» Task
It is required that the lines from the top of the listing through the line with "from bokeh.resources import INLINE" be reproduced exactly, excluding pictures.

Begin Provided material

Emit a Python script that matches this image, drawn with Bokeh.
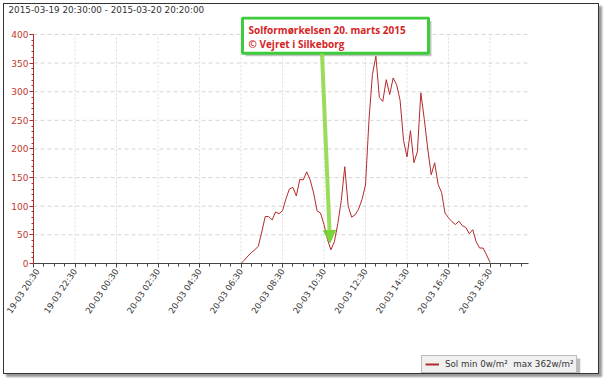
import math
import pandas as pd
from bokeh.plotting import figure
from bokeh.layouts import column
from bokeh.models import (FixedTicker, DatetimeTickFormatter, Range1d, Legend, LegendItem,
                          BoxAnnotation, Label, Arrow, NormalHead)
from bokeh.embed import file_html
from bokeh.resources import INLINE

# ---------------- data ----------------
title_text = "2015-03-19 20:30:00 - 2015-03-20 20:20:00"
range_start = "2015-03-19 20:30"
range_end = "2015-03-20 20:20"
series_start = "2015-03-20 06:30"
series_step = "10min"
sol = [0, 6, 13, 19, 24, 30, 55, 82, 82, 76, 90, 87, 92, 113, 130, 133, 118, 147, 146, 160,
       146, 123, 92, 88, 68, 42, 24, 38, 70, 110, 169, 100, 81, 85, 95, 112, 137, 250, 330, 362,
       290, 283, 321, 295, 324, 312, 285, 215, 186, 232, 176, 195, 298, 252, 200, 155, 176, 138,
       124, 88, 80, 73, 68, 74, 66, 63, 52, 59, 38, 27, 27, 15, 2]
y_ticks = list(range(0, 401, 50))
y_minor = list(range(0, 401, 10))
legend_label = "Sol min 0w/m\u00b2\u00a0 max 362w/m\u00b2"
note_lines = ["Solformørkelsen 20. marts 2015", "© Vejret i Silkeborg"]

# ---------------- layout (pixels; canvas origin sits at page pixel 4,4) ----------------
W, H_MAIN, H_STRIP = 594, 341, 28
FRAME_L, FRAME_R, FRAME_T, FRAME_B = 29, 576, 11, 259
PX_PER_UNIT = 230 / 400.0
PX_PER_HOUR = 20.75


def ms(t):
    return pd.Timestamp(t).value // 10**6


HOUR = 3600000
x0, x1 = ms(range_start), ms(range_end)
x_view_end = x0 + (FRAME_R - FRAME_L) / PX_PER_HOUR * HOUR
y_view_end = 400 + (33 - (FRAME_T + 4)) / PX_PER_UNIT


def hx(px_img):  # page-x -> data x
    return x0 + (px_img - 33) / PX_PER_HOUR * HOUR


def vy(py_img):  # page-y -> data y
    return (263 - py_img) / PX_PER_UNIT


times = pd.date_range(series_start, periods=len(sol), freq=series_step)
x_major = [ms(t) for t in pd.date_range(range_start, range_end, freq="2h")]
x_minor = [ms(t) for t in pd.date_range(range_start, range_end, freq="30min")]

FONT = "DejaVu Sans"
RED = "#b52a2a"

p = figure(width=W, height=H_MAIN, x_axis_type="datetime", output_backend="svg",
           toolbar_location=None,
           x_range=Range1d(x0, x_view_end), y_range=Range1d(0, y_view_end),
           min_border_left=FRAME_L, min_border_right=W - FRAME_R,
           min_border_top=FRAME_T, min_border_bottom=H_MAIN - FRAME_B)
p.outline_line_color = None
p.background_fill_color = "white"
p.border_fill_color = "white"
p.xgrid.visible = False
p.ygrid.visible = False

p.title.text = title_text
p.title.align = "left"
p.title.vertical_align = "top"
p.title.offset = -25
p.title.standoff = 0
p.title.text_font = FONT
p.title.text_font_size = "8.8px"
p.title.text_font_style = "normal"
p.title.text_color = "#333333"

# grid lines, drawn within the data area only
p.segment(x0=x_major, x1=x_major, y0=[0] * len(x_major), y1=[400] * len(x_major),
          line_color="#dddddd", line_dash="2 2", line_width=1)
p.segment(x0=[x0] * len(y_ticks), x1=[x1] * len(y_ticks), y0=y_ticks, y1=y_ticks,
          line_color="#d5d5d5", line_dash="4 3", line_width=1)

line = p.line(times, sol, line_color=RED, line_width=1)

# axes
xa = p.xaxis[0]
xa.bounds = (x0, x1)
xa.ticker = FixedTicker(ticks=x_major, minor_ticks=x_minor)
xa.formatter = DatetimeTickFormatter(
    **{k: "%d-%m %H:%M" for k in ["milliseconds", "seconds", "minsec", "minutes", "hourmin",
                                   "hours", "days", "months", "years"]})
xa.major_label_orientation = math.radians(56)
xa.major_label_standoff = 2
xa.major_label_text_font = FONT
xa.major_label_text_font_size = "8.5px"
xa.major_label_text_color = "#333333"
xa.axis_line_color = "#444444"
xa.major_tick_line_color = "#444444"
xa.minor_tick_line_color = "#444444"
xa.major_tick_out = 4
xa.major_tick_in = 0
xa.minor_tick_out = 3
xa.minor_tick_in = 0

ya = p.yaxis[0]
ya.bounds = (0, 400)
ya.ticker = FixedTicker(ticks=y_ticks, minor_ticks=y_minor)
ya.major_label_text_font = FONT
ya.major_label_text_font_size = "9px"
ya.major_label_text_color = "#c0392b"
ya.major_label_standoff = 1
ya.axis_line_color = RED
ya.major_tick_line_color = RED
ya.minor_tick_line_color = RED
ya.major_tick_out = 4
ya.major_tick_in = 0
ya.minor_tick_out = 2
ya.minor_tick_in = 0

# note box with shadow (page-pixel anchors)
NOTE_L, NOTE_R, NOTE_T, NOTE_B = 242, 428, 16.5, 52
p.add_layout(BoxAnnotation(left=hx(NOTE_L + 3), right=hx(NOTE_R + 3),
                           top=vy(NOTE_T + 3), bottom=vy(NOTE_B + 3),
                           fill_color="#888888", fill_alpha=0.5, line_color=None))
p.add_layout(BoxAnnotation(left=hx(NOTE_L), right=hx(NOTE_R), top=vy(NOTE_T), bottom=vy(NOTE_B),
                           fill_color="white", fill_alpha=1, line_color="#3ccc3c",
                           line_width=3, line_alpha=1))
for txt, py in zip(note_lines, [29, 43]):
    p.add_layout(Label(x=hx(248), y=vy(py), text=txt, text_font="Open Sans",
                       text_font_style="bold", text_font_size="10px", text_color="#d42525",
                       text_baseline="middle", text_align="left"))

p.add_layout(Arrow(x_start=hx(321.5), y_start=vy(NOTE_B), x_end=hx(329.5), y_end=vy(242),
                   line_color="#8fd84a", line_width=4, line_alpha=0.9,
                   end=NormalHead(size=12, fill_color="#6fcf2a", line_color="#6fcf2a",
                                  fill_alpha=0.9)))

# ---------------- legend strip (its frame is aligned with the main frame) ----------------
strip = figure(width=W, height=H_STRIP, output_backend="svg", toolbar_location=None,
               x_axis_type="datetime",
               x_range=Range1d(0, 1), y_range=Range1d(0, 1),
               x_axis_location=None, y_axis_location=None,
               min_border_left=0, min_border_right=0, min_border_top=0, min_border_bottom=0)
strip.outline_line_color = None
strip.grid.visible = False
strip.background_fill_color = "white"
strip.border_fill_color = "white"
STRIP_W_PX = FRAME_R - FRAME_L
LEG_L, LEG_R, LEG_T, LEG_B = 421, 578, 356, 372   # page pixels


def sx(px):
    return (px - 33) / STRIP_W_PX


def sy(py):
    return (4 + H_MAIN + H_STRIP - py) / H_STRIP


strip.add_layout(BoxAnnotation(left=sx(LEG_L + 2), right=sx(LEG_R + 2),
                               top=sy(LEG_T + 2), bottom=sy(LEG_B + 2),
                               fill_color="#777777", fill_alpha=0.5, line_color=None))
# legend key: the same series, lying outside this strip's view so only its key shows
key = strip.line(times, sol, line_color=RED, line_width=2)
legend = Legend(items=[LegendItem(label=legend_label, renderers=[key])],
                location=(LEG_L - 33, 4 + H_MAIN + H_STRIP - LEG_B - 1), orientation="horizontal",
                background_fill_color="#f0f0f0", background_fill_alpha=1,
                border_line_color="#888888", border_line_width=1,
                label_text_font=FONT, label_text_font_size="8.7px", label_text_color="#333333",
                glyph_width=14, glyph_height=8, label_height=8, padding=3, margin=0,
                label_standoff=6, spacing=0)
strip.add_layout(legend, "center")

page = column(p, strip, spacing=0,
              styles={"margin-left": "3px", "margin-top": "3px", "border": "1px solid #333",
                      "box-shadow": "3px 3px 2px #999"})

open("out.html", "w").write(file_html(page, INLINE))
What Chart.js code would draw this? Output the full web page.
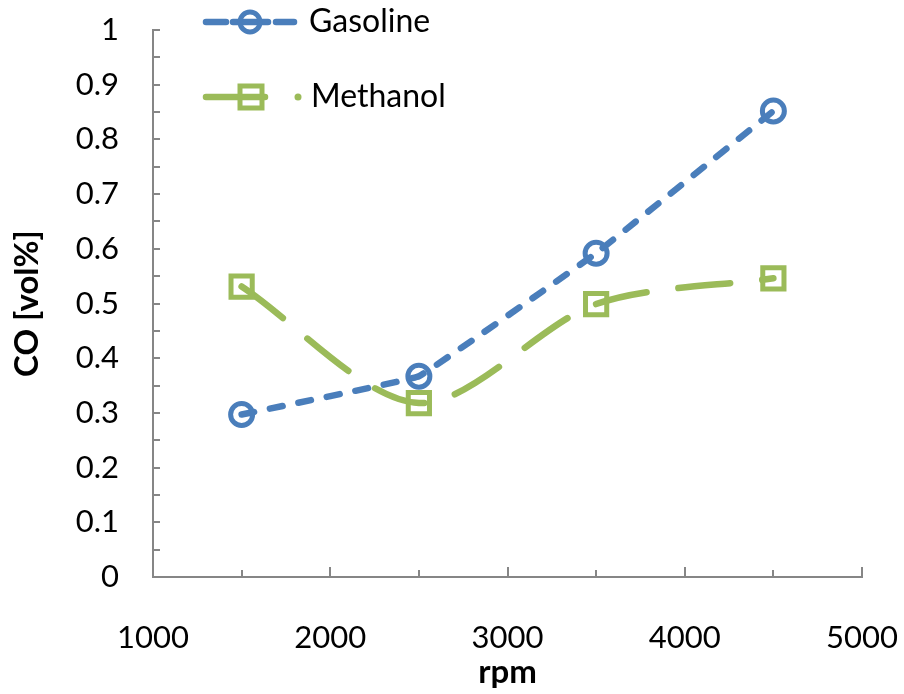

End Provided material

» Finished exercise
Emit a Python script that matches this image, drawn with Bokeh.
import math
import pandas as pd
from bokeh.plotting import figure
from bokeh.layouts import column
from bokeh.models import (FixedTicker, DatetimeTickFormatter, Range1d, Legend, LegendItem,
                          BoxAnnotation, Label, Arrow, NormalHead)
from bokeh.embed import file_html
from bokeh.resources import INLINE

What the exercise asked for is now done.